MS McRAE (continuing):
There are some quite genuine concerns about those responsibilities. If people are feeling uneasy or unready to take them on, the Minister should give them a bit more time to be sure, so that, once they take on this full range of extensive responsibilities under the school-based management scheme, they are doing it in the full confidence that they are not going to foolishly make mistakes or fall into a level of liability that they had never intended.
In particular, the range of responsibilities to do with occupational health and safety has always been there; it has never been made clear. I know of many schools where some of the school staff are uncomfortable about the measures being taken to promote occupational health and safety. With this new layer of responsibility at the school level, there are some people who are very concerned that the full range of occupational health and safety issues will be dealt with almost in an improper way, or certainly in a way that makes them uncomfortable, because of the increased pressure on the funds that the schools will have to manage. There may be some issues which are overlooked and which should, in fact, be better supported.

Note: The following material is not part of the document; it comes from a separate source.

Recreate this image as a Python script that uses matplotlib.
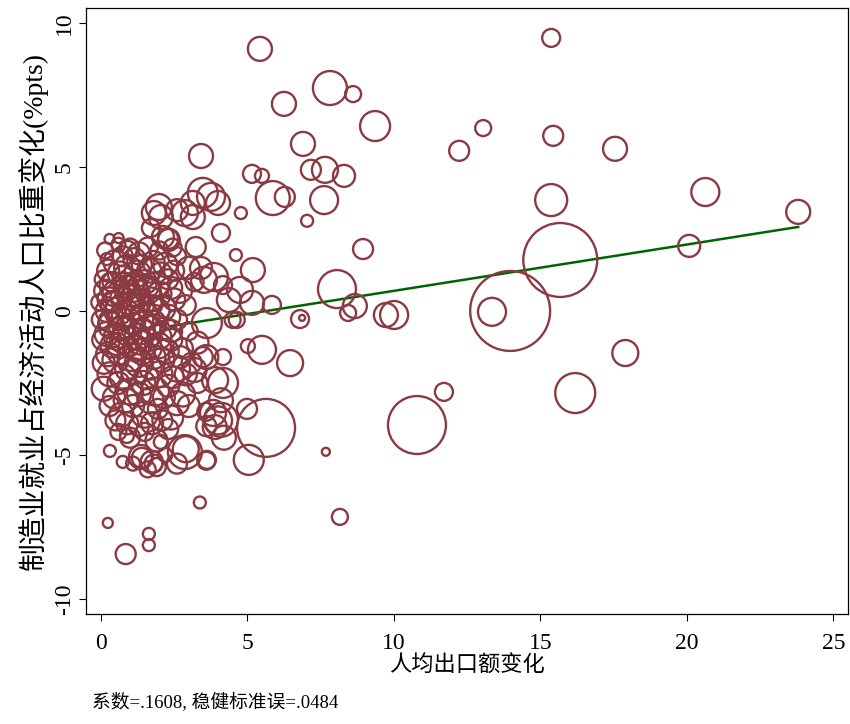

Some schools, of course, are still not comfortable with the guarantees about funding. Again, it is not through the lack of information that is being provided. I think it is more to do with the rush and the feeling that there is insufficient time to follow through in detail and get the guarantees that schools feel they must have before these new responsibilities are taken on. In particular, of course, the P and C council has picked up the issue of guarantees not being given to grant increases at least in line with the CPI or inflation rates. Whilst that is not the only issue that people are asking for a slowdown on, it is one of the many that are bothering people. The slowdown has been asked for by schools with very small staff numbers and a lot of pressure to train very quickly. I am hearing from a variety of sources that, overall, schools are still not certain what the educational outcomes of all these changes are to be. Whilst these will be spelt out in time and better understood, again one of the real concerns that some school communities have is that they are taking on something that they are not quite ready for and they are not sure what the outcomes for their students are to be.
To sum up, this is not a motion asking for the extended school-based management process to stop; it is not a condemnatory motion. I am accepting that all efforts have been made and an extensive consultative process has been undertaken, albeit a truncated one because of the dispute that has been ongoing all year. I will not make accusatory statements about who is at fault in all of that; but it is a fact of life which meant that, instead of a full year of preparation, there has been only three or four months. It is a reiteration of the differences that exist within our school communities, meaning that some schools do not have the resources or the confidence to take these on. It asks for reasonableness on the Minister's part to allow a bit of flexibility so that, when the extended school-based management procedures are in place, we are all confident we are carrying everybody towards these new measures; rather than having some schools feeling that something is being imposed on them that perhaps they are uncertain about or unable to deal with and that they may then end up inadvertently making errors that are far more serious in consequence than the levels of responsibility they have had to carry thus far.